→ **To be done**
List all lines of the data containing the word "chart".

→ **Given data**

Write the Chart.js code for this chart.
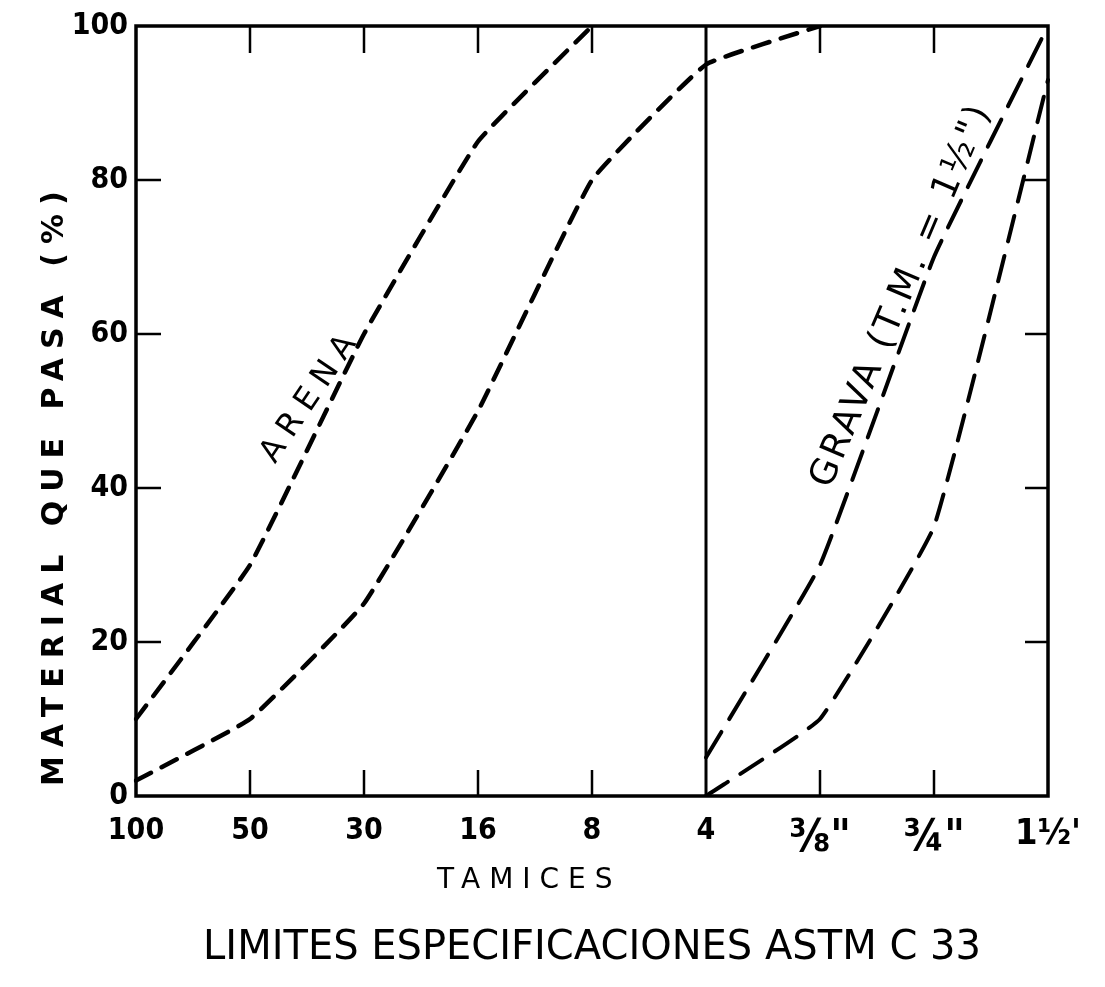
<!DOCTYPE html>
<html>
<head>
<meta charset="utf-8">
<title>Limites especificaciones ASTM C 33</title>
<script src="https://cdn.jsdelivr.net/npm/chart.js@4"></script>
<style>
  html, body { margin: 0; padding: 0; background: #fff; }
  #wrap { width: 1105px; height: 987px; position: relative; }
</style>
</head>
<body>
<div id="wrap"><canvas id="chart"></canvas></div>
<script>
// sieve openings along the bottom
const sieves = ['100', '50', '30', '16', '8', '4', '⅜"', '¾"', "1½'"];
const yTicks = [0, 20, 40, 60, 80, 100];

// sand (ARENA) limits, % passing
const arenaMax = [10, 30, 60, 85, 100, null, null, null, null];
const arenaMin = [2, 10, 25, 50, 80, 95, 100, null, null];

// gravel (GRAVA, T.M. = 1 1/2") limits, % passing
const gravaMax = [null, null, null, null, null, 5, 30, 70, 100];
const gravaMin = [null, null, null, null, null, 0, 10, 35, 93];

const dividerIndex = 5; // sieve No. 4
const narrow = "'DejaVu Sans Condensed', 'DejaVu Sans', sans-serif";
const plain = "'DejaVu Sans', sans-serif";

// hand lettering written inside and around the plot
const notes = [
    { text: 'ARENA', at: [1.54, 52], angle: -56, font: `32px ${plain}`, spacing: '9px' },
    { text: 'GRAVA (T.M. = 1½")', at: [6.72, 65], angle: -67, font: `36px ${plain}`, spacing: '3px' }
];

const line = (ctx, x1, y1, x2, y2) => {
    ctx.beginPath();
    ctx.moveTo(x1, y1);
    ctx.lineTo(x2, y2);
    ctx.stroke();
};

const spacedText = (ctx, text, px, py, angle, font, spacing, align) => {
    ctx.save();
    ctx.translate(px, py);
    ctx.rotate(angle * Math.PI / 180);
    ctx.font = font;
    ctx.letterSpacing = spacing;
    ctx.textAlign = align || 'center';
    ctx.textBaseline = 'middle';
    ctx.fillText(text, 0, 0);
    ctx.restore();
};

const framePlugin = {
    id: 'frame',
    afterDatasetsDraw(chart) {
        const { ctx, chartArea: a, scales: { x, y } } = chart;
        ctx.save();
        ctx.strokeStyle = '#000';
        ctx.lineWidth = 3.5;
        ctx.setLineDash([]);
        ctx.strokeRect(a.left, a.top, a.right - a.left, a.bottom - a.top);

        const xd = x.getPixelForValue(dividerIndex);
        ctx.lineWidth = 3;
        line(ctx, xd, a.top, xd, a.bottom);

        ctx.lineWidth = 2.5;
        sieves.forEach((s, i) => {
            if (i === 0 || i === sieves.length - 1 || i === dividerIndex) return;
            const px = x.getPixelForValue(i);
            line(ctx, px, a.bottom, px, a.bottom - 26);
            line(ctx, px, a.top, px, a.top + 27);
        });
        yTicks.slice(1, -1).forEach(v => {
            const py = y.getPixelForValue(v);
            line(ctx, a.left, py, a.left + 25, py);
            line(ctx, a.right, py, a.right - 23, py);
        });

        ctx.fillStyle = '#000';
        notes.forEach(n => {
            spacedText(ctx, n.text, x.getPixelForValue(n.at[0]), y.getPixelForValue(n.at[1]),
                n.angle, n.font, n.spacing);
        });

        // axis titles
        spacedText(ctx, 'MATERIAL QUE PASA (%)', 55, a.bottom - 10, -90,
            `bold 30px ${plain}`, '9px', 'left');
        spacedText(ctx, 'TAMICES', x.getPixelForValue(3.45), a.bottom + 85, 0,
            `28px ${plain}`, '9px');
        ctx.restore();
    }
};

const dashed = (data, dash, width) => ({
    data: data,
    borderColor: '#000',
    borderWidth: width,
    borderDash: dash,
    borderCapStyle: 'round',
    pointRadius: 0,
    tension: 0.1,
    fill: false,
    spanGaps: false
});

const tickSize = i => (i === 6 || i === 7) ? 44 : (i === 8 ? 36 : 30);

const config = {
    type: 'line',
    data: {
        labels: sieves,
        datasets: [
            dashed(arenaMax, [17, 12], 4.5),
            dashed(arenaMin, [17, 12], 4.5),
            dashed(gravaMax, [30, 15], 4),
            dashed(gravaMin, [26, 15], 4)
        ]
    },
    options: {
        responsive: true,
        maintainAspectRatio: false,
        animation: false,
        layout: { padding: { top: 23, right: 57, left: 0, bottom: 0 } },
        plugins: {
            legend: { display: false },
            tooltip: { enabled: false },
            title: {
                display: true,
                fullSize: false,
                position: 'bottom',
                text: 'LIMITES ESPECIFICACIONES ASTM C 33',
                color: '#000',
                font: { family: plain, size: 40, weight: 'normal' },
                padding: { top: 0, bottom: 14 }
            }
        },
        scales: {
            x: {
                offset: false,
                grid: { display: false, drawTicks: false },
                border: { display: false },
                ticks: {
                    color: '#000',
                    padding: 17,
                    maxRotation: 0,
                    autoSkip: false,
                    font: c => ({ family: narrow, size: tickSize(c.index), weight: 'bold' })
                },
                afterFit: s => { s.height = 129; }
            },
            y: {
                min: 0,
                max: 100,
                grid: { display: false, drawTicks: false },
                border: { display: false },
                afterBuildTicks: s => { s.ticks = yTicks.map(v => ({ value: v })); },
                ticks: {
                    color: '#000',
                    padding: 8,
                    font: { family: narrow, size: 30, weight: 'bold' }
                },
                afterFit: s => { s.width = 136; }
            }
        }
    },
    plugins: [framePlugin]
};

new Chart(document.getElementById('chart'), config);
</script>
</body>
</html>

→ **Written reply**
Write the Chart.js code for this chart.
<script src="https://cdn.jsdelivr.net/npm/chart.js@4"></script>
<div id="wrap"><canvas id="chart"></canvas></div>
    afterDatasetsDraw(chart) {
        const { ctx, chartArea: a, scales: { x, y } } = chart;
new Chart(document.getElementById('chart'), config);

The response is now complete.